Gurus see leveling off in 2010, slow ad recovery


“Television is resilient,” said Magna Global forecaster Brian Wieser as the forecast panel kicked off day two of the UBS 37th Annual Global Media and Communications Conference in New York. He and the other forecasters agree that digital media will see the biggest gains over the next few years, but some traditional media are rebounding.

Steven King of ZenithOptimedia, owned by Publicis, is looking for a slow recovery, with annual growth rates in advertising spending returning to “normal” in about three years.

On a global basis, the medium facing the greatest decline in years ahead is not what you’d probably guess – newspapers. Rather, the gurus mentioned magazines as facing the toughest future in terms of generating ad revenues for the world as a whole.

Looking at North America, Wieser, King and Adam Smith from WPP Group’s GroupM are all looking for 2010 to be an improvement over dismal 2009. Smith forecasts a 4% decline in ad spending after a 7.8% decline this year. King thinks 2010 will be down 2.4% after a 12.7% drop this year. And Wieser, whose company is part of Interpublic, thinks 2010 will  be up by 1% after a 16% drop in 2009.

When audience members asked about the disparity in outlooks, the three forecasters insisted that they’re not really very far apart – and that what really matters is the consolidated annual growth rate (CAGR) over the next five years or so, where they are in general agreement. Wieser, specifically, is predicting a 5% CAGR over the next five years.

Because it focuses primarily on the US marketplace, RBR-TVBR has generally devoted considerable attention to the Magna forecast, coming for many years from Bob Coen and now from Wieser. He’s looking for total US ad spending to be up 0.2% in 2010, with wide variations by media.

At the top of the heap in his forecast is Internet Search, with revenues expected to rise by 11.7% in 2010, with a CAGR of 10.3% for 2010-2015. While he sees Other Internet/Digital advertising growing by only 4.2% in 2010, growth is expected to pick up for a five year CAGR of 7.1%. Combining the two Internet components, he’s projecting 7.8% growth in 2010 and a CAGR of 8.7% over the next five years.

Television (unlike his predecessor, Wieser doesn’t break out local, national and cable) is projected to be up 5.6% next year, with a CAGR of 2.5% for the next five years balancing out the election and non-election years. Radio (local, network, satellite) is seen as dropping 4.4% in 2010. In fact, Wieser even thinks there will be a fifth straight decline in 2011, of 0.2%, followed by very modest growth for a five-year CAGR of 0.0% – zero, flat, no growth.

Wieser sees Outdoor advertising having another down year, off 0.5% in 2010, then rebounding for a CAGR of 4.4% for 2010-2015.

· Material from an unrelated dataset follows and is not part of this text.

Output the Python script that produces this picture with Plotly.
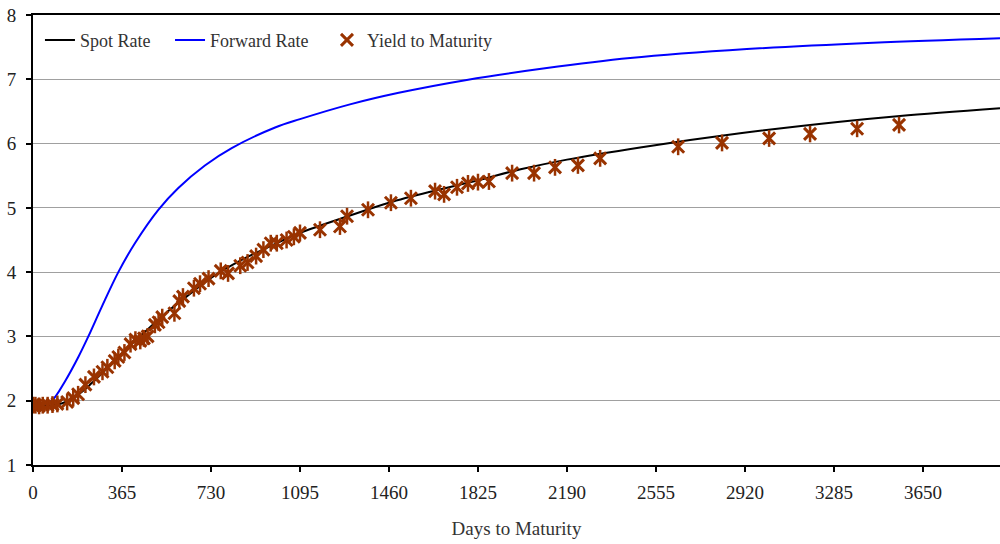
import plotly.graph_objects as go

# Spot rate curve (days, %)
spot_days = [0, 60, 120, 180, 240, 300, 365, 450, 550, 650, 730, 850, 1000, 1095,
             1300, 1460, 1650, 1825, 2000, 2190, 2490, 2900, 3310, 3556, 3966]
spot_rate = [1.92, 1.92, 1.96, 2.08, 2.27, 2.49, 2.74, 3.04, 3.38, 3.68, 3.91, 4.18,
             4.45, 4.61, 4.88, 5.08, 5.27, 5.43, 5.60, 5.75, 5.94, 6.16, 6.34, 6.43, 6.55]

# Forward rate curve (days, %)
fwd_days = [0, 40, 77, 131, 186, 227, 282, 350, 418, 514, 596, 705, 815, 993, 1095,
            1300, 1500, 1779, 2100, 2449, 2928, 3446, 3966]
fwd_rate = [1.92, 1.94, 2.00, 2.30, 2.68, 3.00, 3.46, 4.00, 4.45, 4.97, 5.31, 5.66,
            5.93, 6.25, 6.38, 6.61, 6.79, 6.99, 7.17, 7.33, 7.47, 7.57, 7.64]

# Observed yields to maturity (days, %)
ytm_days = [0, 10, 25, 40, 60, 80, 100, 140, 165, 185, 215, 250, 285, 305, 335, 350,
            375, 400, 420, 440, 455, 470, 500, 515, 530, 580, 600, 615, 660, 685, 720,
            770, 800, 850, 880, 915, 945, 975, 1000, 1040, 1070, 1095, 1177, 1259, 1288,
            1374, 1468, 1550, 1649, 1686, 1739, 1784, 1825, 1870, 1965, 2055, 2141, 2235,
            2326, 2646, 2826, 3019, 3187, 3380, 3552]
ytm_rate = [1.93, 1.93, 1.92, 1.93, 1.93, 1.94, 1.95, 1.98, 2.04, 2.10, 2.25, 2.37,
            2.45, 2.52, 2.62, 2.68, 2.75, 2.88, 2.95, 2.93, 2.97, 3.00, 3.18, 3.22, 3.30,
            3.36, 3.55, 3.62, 3.75, 3.82, 3.90, 4.02, 3.98, 4.10, 4.15, 4.25, 4.35, 4.45,
            4.45, 4.50, 4.55, 4.61, 4.66, 4.71, 4.87, 4.97, 5.08, 5.15, 5.26, 5.21, 5.32,
            5.38, 5.40, 5.41, 5.54, 5.54, 5.63, 5.66, 5.77, 5.95, 6.01, 6.08, 6.15, 6.23, 6.29]

x_ticks = [0, 365, 730, 1095, 1460, 1825, 2190, 2555, 2920, 3285, 3650]
y_ticks = [1, 2, 3, 4, 5, 6, 7, 8]

FONT = "Liberation Serif"
BROWN = "#993300"

fig = go.Figure()
fig.add_trace(go.Scatter(x=spot_days, y=spot_rate, mode="lines", name="Spot Rate",
                         legend="legend",
                         line=dict(color="black", width=2, shape="spline")))
fig.add_trace(go.Scatter(x=fwd_days, y=fwd_rate, mode="lines", name="Forward Rate",
                         legend="legend2",
                         line=dict(color="#0000FF", width=2, shape="spline")))
fig.add_trace(go.Scatter(x=ytm_days, y=ytm_rate, mode="markers", name="Yield to Maturity",
                         legend="legend3",
                         marker=dict(symbol="x-thin-open", size=12, color=BROWN,
                                     line=dict(color=BROWN, width=3))))
fig.add_trace(go.Scatter(x=ytm_days, y=ytm_rate, mode="markers", showlegend=False,
                         hoverinfo="skip",
                         marker=dict(symbol="line-ns-open", size=12, color=BROWN,
                                     line=dict(color=BROWN, width=2.5))))

leg_common = dict(orientation="h", yanchor="middle", xanchor="left", y=0.944,
                  bgcolor="rgba(255,255,255,0)",
                  font=dict(family=FONT, size=18, color="#333"))

fig.update_layout(
    width=1000, height=544,
    margin=dict(l=33, r=0, t=15, b=79),
    paper_bgcolor="white", plot_bgcolor="white",
    font=dict(family=FONT, size=19, color="#222"),
    showlegend=True,
    legend=dict(x=0.0072, **leg_common),
    legend2=dict(x=0.1417, **leg_common),
    legend3=dict(x=0.304, **leg_common),
    xaxis=dict(range=[0, 3966], tickvals=x_ticks, ticktext=[str(v) for v in x_ticks],
               showgrid=False, zeroline=False, showline=True, linecolor="black",
               linewidth=2, mirror=True, ticks="outside", ticklen=5, tickwidth=1.5,
               tickcolor="black", automargin=False, ticklabelstandoff=4,
               title=dict(text="Days to Maturity", standoff=20,
                          font=dict(family=FONT, size=19, color="#333")),
               tickfont=dict(family=FONT, size=19, color="#222")),
    yaxis=dict(range=[1, 8], tickvals=y_ticks, showgrid=True, gridcolor="#a0a0a0",
               gridwidth=1, zeroline=False, showline=True, linecolor="black",
               linewidth=2, ticks="outside", ticklen=5, tickwidth=1.5, tickcolor="black",
               automargin=False, ticklabelstandoff=6,
               tickfont=dict(family=FONT, size=19, color="#222")),
)

fig.write_html("out.html", config={"displayModeBar": False},
               post_script="document.body.style.margin='0';document.body.style.overflow='hidden';")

As you would expect, US newspapers fare the worst in his forecast. They’re expected to see ad revenues decline 9.2% in 2010. That is, however, an improvement from the projected 25.7% drop this year. Over the next five years, Wieser is forecasting newspaper ad revenues to drop every year, producing a negative CAGR of 4.3%.

Magazines are also seen as declining every year for the next half-decade. The forecaster puts the 2010 drop at 2.2% (after falling 18.8% this year), with a five year CAGR of 2.3%.

Ad revenue declines are projected to get worse each year after 2010 for Yellow Pages and other Directory businesses. So, while the 2010 decline is pegged at 5% after a 12.1% drop in 2009, the negative number goes to 15.5% in 2015 for a CAGR over the next five years of minus 8.9%.

Direct Mail is hanging in there. Wieser sees a rebound of 2.1% in 2010 from an 1.3% decline this year. The five-year CAGR is put at 2.3%.

So, his broad view is that US advertising will be up a tiny 0.2% in 2010 after falling 15.3% in 2009. Growth over the 2010-2015 period is expected to be at a CAGR of 1.6%.

The massive “Magna 2010 Global Advertising Forecast” is available for free download from the company’s website.

RBR-TVBR observation: In the past we had several times suggested that Bob Coen was too optimistic about radio revenues when we were hearing other indications from within the industry. Now we’re thinking that Brian Wieser is erring in the opposite direction. Pretty much everyone in the business that we’ve heard from is budgeting for growth – not much growth, but growth for radio revenues in 2010. That goes for the (vastly diminished ranks of) Wall Street analysts who cover the industry as well. To predict not only one, but two more years of decline in radio revenues is certainly not supported by anything we’re hearing.